There has been no sponsor as yet announced for the UK Championship, which starts on December 4.
It seems unlikely now that there will be one announced at such short notice, which is of course disappointing given the prestige attached to the tournament.
However, sponsorship is a complex area often misunderstood. The truth is this: World Snooker could get someone, anyone, to chuck in a few thousand and have the tournament on the cheap.
They’ve done this in the past but I think they are right to instead look for a backer investing serious money. There is a prize fund for the event in excess of £500,000 to cover, plus ancillary costs. Putting these events on is not an inexpensive affair.
They have already secured a five year deal with 888.com to sponsor the World Championship and three years deals with Saga Insurance for the Masters and Royal London Watches for the Grand Prix.
These deals run into the millions and help to underpin the financial stability of the sport.

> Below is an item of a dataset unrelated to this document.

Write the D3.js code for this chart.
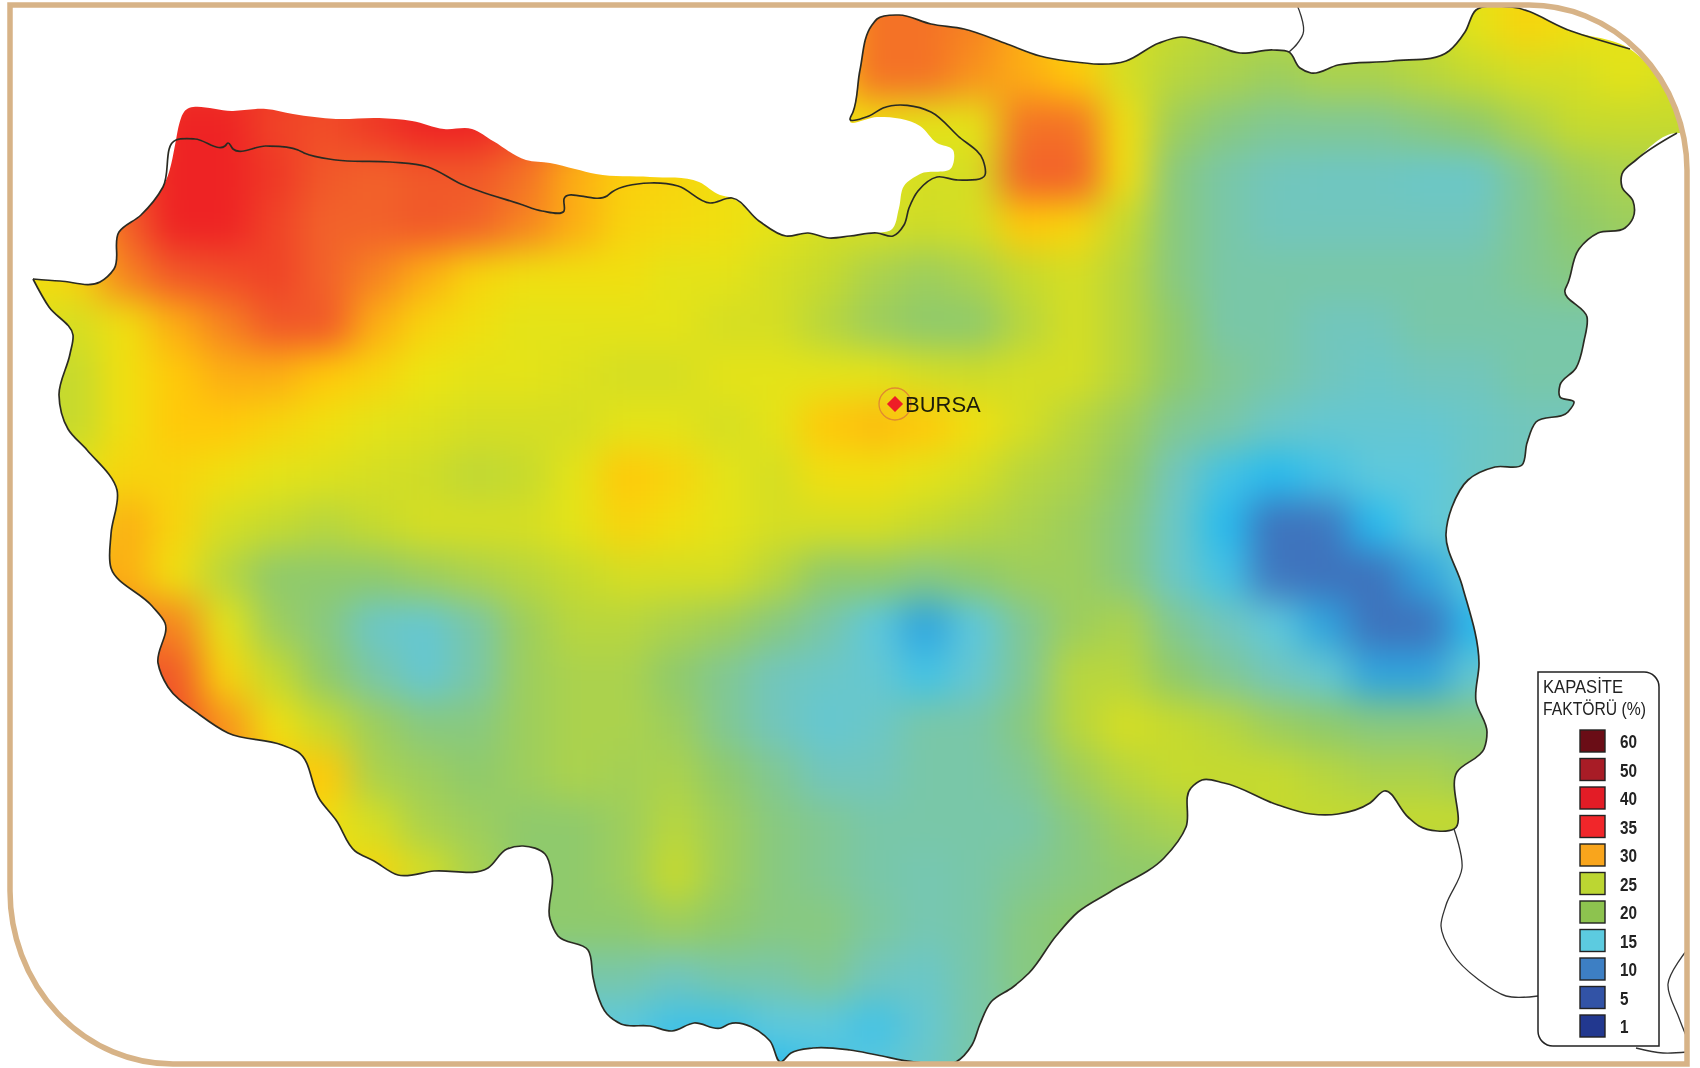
<!DOCTYPE html>
<html>
<head>
<meta charset="utf-8">
<title>Bursa kapasite faktörü</title>
<script src="https://cdnjs.cloudflare.com/ajax/libs/d3/7.8.5/d3.min.js"></script>
<style>
  html, body { margin: 0; padding: 0; background: #fff; }
  svg { display: block; }
  text { font-family: "Liberation Sans", Arial, sans-serif; }
</style>
</head>
<body>
<div id="chart"></div>
<script>
// capacity factor (%), one row per 50px band, north to south
var capacityRows = [
  [27,27,30,38,39,39,38,38,39,40,37,33,30,29,28,28,30,34,34,33,31,29,26,25,24,24,24,24,25,27,29,28,27,27],
  [27,27,30,39,39,39,38,38,40,41,37,33,30,29,28,28,29,34,34,32,31,30,26,24,23,22,23,23,24,25,26,26,27,26],
  [28,29,33,41,41,38,37,39,42,43,38,33,30,29,28,28,28,28,27,27,34,34,28,22,20,19,19,19,20,21,23,25,25,25],
  [28,30,37,42,42,39,36,35,36,36,34,31,29.5,29,28,28,27,27,26,26,35,35,28,20,18,17,16.5,16.5,16,16,19,22,23,23],
  [29,30,35,42,43,38,35,35,36,35,33,31,29,28.5,28,27,26,26,25.5,26,30,29,25,20,18,17,17,17,17,17,19,21,22,22],
  [28,29,33,36,37,38,35,33,31,29,28,28,28,27,27,26,25,23,22,23,25,26,24,20,18,18,18,18,18,18,19,20,20,20],
  [27,26,28,31,33,36,36,31,29,28,27,27,27,27,26,26,24,22,21,21,24,26,24,21,18,18,17,17,18,18,18,18,18,18],
  [25,25,28,30,31,31,30,29,27.5,27,27,26.5,26,26,27,27,27,27,26,25.5,26,26,24,21,19,18,17,16,17,17,18,18,18,18],
  [25,25,28,30,30,29,28,27,26.5,26,26,26,27,27,26,27,30,30.5,30,28,26,24,22,19,18,16,15,15,15,16,17,17,17,17],
  [27,27,29,29,28,27,26.5,26,25.5,24.5,25,27,30,29,27,26,28,28,27,26,24,23,21,17,13,12,13,14,14,16,17,17,17,17],
  [27,27,31,29,26,25,24,25,26,26,26,27,29,28,27,26,26,26,25,24,23,22,20,16,12,8.5,9,12,14,16,16,16,16,16],
  [31,31,31,28,24,21,21,21,22,23,24,25,26,26,26,24,21,21,20,21,22,22,20,16,13,9,8.5,8.5,11,14,14,14,14,14],
  [33,33,33,33,27,22,20,16,15,18,22,24,24,23,22,20,18,14,11,14,19,22,23,19,17,14,11,8.5,8.5,12,13,13,13,13],
  [36,36,36,36,29,25,21,18,15,18,22,23,23,21,19,17,16,15,13,15,19,24,24,21,19,17,15,11,11,15,15,15,15,15],
  [37,37,37,37,32,28,25,22,20,20,22,23,23,22,19,17,15,16,18,18,20,24,26,25,24,22,21,20,20,20,20,20,20,20],
  [33,33,33,33,33,30,30,23,22,21,22,23,22.5,23,21,19,17,17,18,18,19,22,24,25,25,25,24,23,23,22,22,22,22,22],
  [30,30,30,30,30,30,28,26,23,22,21,21,22,24,22,20,19,18,18,18,18,20,22,23,24,25,25,25,25,25,25,25,25,25],
  [27,27,27,27,27,27,27,29,26,23,21,21,22,25,22,20,19,18,17.5,18,19,20,21,21,21,21,21,21,21,21,21,21,21,21],
  [21,21,21,21,21,21,21,21,21,21,21,21,21,22,21,20,20,18.5,17.5,18,20,21,21,21,21,21,21,21,21,21,21,21,21,21],
  [18,18,18,18,18,18,18,18,18,18,18,18,18,17,18,18,19,17,16,18,20,20,20,20,20,20,20,20,20,20,20,20,20,20],
  [14,14,14,14,14,14,14,14,14,14,14,14,14,13,13,14,14,13,15,18,19,19,19,19,19,19,19,19,19,19,19,19,19,19],
  [14,14,14,14,14,14,14,14,14,14,14,14,14,12,12,12,13,14,16,18,18,18,18,18,18,18,18,18,18,18,18,18,18,18]
];

var colorStops = [1, 5, 9, 12, 14, 17, 21, 25, 27.5, 30, 32, 35, 41, 46, 52, 60];
var colorValues = ["#21388f", "#3352a6", "#3f76bf", "#27bbee", "#5ec8dc", "#72c6bc", "#8fca6c", "#c6da2e",
                   "#ece512", "#ffc90a", "#f8931d", "#f2622a", "#ee2324", "#ee2324", "#a81c28", "#6b0a12"];

var legendLabels = ["60", "50", "40", "35", "30", "25", "20", "15", "10", "5", "1"];
var legendColors = ["#6b0a12", "#a81c28", "#e31b25", "#f1272a", "#f9a51a", "#bcd631",
                    "#8dc34f", "#5ccbe0", "#3c7fc4", "#3352a6", "#21388f"];
var legendTitle = ["KAPASİTE", "FAKTÖRÜ (%)"];
var legendTitleWidths = [80, 103];

// map outlines, in map units
var westShore = [[33,279],[60,281],[100,282],[114,269],[119,232],[141,215],[163,187],[176,140]];
var seaEdge = [[178,129],[184,112],[233,111],[266,109],[293,114],[336,119],[379,118],[412,121],[444,129],[472,129],
               [493,141],[526,160],[550,163],[575,169],[596,174],[650,177],[699,182],[720,195],[732,198]];
var southMarmara = [[195,139],[225,146],[228,143],[233,149],[266,146],[298,150],[304,153],[336,160],[390,162],[428,167],
               [461,184],[520,204],[542,211],[564,211],[564,199],[607,196],[612,192],[650,183],[678,186],[710,203],[732,198]];
var shoreToBay = [[759,221],[786,236],[808,233],[829,238],[850,236],[877,233]];
var bayFill = [[891,230],[899,208],[904,186],[920,174],[952,167],[953,150],[937,143],[920,126],[877,117],[850,121]];
var bayLine = [[893,236],[904,225],[909,208],[918,191],[937,177],[958,180],[985,175],[983,160],[958,136],[931,112],
               [883,108],[869,116],[850,119]];
var northShore = [[853,112],[860,70],[872,25],[877,19],[899,15],[931,24],[964,29],[1007,44],[1040,56],[1067,61],[1126,61],
               [1159,43],[1181,37],[1208,43],[1240,53],[1273,50],[1289,52],[1300,68],[1311,73],[1338,65],[1392,61],
               [1449,51],[1465,32],[1476,10],[1511,7],[1571,31],[1630,49]];
var frameEdge = [[1655,73],[1672,104],[1680,133]];
var eastShore = [[1677,133],[1636,160],[1622,174],[1622,187],[1633,201],[1633,218],[1625,228],[1598,233],[1579,249],
               [1568,283],[1565,290],[1587,317],[1584,341],[1576,368],[1560,385],[1560,397],[1574,402],[1568,412],
               [1536,422],[1527,443],[1522,465],[1495,467],[1468,480],[1452,507],[1446,534],[1462,585],[1479,663],
               [1476,701],[1487,732],[1484,749],[1457,772],[1454,829]];
var southShore = [[1419,826],[1408,817],[1384,791],[1370,803],[1338,814],[1311,814],[1278,805],[1224,783],[1202,780],
               [1191,788],[1186,827],[1164,858],[1110,892],[1078,912],[1056,936],[1029,973],[1013,987],[991,1002],
               [980,1024],[972,1045],[956,1062],[915,1062],[877,1055],[850,1050],[813,1048],[791,1053],[781,1062],
               [770,1041],[729,1024],[721,1028],[694,1023],[672,1031],[650,1026],[621,1024],[607,1014],[596,990],
               [593,977],[588,950],[558,936],[550,919],[552,875],[545,854],[523,846],[507,849],[488,868],[434,871],
               [398,875],[374,861],[355,851],[336,820],[320,800],[298,752],[282,745],[228,733],[200,715],[168,687],
               [158,663],[165,623],[152,606],[111,568],[111,534],[117,490],[87,450],[68,429],[59,395],[70,354],[73,335],
               [49,307],[33,279]];
var neighbourLines = [
  [[1297,5],[1303,34],[1297,44],[1289,52]],
  [[1454,829],[1462,868],[1446,905],[1441,926],[1452,953],[1479,980],[1506,996],[1538,996]],
  [[1636,1048],[1663,1053],[1687,1052]],
  [[1687,950],[1668,984],[1679,1018],[1687,1038]]
];
var bursaPoint = [895, 404];

var width = 1700, height = 1068;

var svg = d3.select("#chart").append("svg")
    .attr("width", width)
    .attr("height", height);

var x = d3.scaleLinear().domain([0, 1700]).range([0, width]);
var y = d3.scaleLinear().domain([0, 1068]).range([0, height]);
var col = d3.scaleBand().domain(d3.range(capacityRows[0].length)).range([0, width]);
var row = d3.scaleBand().domain(d3.range(capacityRows.length)).range([0, 50 * capacityRows.length]);
var color = d3.scaleLinear().domain(colorStops).range(colorValues).interpolate(d3.interpolateRgb);

var line = d3.line()
    .x(function(d) { return x(d[0]); })
    .y(function(d) { return y(d[1]); })
    .curve(d3.curveCatmullRom.alpha(1));

var fillOutline = westShore.concat(seaEdge, shoreToBay, bayFill, northShore, frameEdge, eastShore, southShore);
var coastOne = westShore.concat(southMarmara, shoreToBay, bayLine, northShore);
var coastTwo = eastShore.concat(southShore);

var defs = svg.append("defs");
defs.append("clipPath").attr("id", "province")
  .append("path").attr("d", line(fillOutline) + "Z");
var blur = defs.append("filter").attr("id", "soft")
    .attr("filterUnits", "userSpaceOnUse")
    .attr("x", -100).attr("y", -100)
    .attr("width", width + 200).attr("height", height + 200)
    .attr("color-interpolation-filters", "sRGB");
blur.append("feGaussianBlur").attr("stdDeviation", 18);

// the scan is a little soft, lines and letters too
var scan = defs.append("filter").attr("id", "scan")
    .attr("filterUnits", "userSpaceOnUse")
    .attr("x", 0).attr("y", 0)
    .attr("width", width).attr("height", height);
scan.append("feGaussianBlur").attr("stdDeviation", 0.5);

var cells = [];
capacityRows.forEach(function(values, j) {
    values.forEach(function(v, i) {
        cells.push({i: i, j: j, value: v});
    });
});

// first and last bands run on past the page so the blur does not fade at the edges
var pad = 80;
svg.append("g").attr("clip-path", "url(#province)")
  .append("g").attr("filter", "url(#soft)")
    .selectAll("rect")
    .data(cells)
    .enter().append("rect")
    .attr("x", function(d) { return col(d.i) - (d.i == 0 ? pad : 0); })
    .attr("y", function(d) { return row(d.j) - (d.j == 0 ? pad : 0); })
    .attr("width", function(d) { return col.bandwidth() + 0.5 + (d.i == 0 || d.i == capacityRows[0].length - 1 ? pad : 0); })
    .attr("height", function(d) { return row.bandwidth() + 0.5 + (d.j == 0 || d.j == capacityRows.length - 1 ? pad : 0); })
    .attr("shape-rendering", "crispEdges")
    .attr("fill", function(d) { return color(d.value); });

var soft = svg.append("g").attr("filter", "url(#scan)");

soft.selectAll("path.coast")
    .data([coastOne, coastTwo])
    .enter().append("path")
    .attr("class", "coast")
    .attr("d", line)
    .attr("fill", "none")
    .attr("stroke", "#2c2c24")
    .attr("stroke-width", 1.7)
    .attr("stroke-linejoin", "round");

soft.selectAll("path.neighbour")
    .data(neighbourLines)
    .enter().append("path")
    .attr("class", "neighbour")
    .attr("d", line)
    .attr("fill", "none")
    .attr("stroke", "#333")
    .attr("stroke-width", 1.3);

// tan frame, square on top left and bottom right
soft.append("path")
    .attr("d", "M10,5H1527A158,166 0 0 1 1687,170V1064H173A163,173 0 0 1 10,891Z")
    .attr("fill", "none")
    .attr("stroke", "#d7b387")
    .attr("stroke-width", 5.5);

// city marker
var city = soft.append("g")
    .attr("transform", "translate(" + x(bursaPoint[0]) + "," + y(bursaPoint[1]) + ")");
city.append("circle")
    .attr("r", 16)
    .attr("fill", "none")
    .attr("stroke", "#e08a30")
    .attr("stroke-width", 1.3);
city.append("path")
    .attr("d", d3.symbol().type(d3.symbolSquare).size(130))
    .attr("transform", "rotate(45)")
    .attr("fill", "#ee1c25");
city.append("text")
    .attr("x", 10)
    .attr("y", 8)
    .attr("font-size", 22)
    .attr("fill", "#1f1f08")
    .text("BURSA");

// legend
var legend = soft.append("g");
legend.append("path")
    .attr("d", "M1538,672H1644A15,15 0 0 1 1659,687V1046H1553A15,15 0 0 1 1538,1031Z")
    .attr("fill", "#fff")
    .attr("stroke", "#222")
    .attr("stroke-width", 1.5);

legend.selectAll("text.title")
    .data(legendTitle)
    .enter().append("text")
    .attr("class", "title")
    .attr("x", 1543)
    .attr("y", function(d, i) { return 693 + i * 22; })
    .attr("font-size", 18)
    .attr("textLength", function(d, i) { return legendTitleWidths[i]; })
    .attr("lengthAdjust", "spacingAndGlyphs")
    .attr("fill", "#222")
    .text(function(d) { return d; });

var legendY = d3.scalePoint().domain(legendLabels).range([741, 1026]);

var legendRows = legend.selectAll("g.entry")
    .data(legendLabels)
    .enter().append("g")
    .attr("class", "entry")
    .attr("transform", function(d) { return "translate(1580," + legendY(d) + ")"; });

legendRows.append("rect")
    .attr("y", -11)
    .attr("width", 25)
    .attr("height", 22)
    .attr("fill", function(d, i) { return legendColors[i]; })
    .attr("stroke", "#222")
    .attr("stroke-width", 1.4);

legendRows.append("text")
    .attr("x", 40)
    .attr("y", 7)
    .attr("font-size", 18)
    .attr("font-weight", "bold")
    .attr("textLength", function(d) { return d.length * 8.5; })
    .attr("lengthAdjust", "spacingAndGlyphs")
    .attr("fill", "#222")
    .text(function(d) { return d; });
</script>
</body>
</html>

It means three of the BBC’s four tournaments have some kind of identity and security.
The agreements only came about after much negotiation. Snooker isn’t regarded as a trendy sport or one blue chip firms want to get involved with, despite its high profile on television and viewing figures most other sports look at with envy.
Snooker suffers from an unbelievably patronising cultural snobbery. It’s looked down on because working class people like it.
Actually, the demographic of people who come to snooker and watch it on TV is wide ranging. This is a sport enjoyed by Ronnie Wood and Martin Amis alike. Footballers have tables in their houses but so does Tony Blair at Chequers.
However, chief executives and managing directors tend to prefer the middle class atmosphere of golf tournaments and rugby union matches, where corporate hospitality often takes preference over the actual sporting event.
Also, snooker is no longer enjoying the honeymoon it did with the British TV public it did in the 1980s. This is natural: nobody is on honeymoon forever.
Against this backdrop, and considering snooker was tainted for some by its long association with tobacco companies, World Snooker can only be commended for attracting three significant sponsors.
IMG/TWI is the governing body’s agents in this, though Nicky Fuller of World Snooker also played a very important role.
The challenge now is to secure sponsors for the smaller events and build the circuit back up again.
Everyone wishes the UK Championship had a sponsor but the fact that it doesn’t – as of yet – shouldn’t be taken as a sign the game is in some sort of crisis.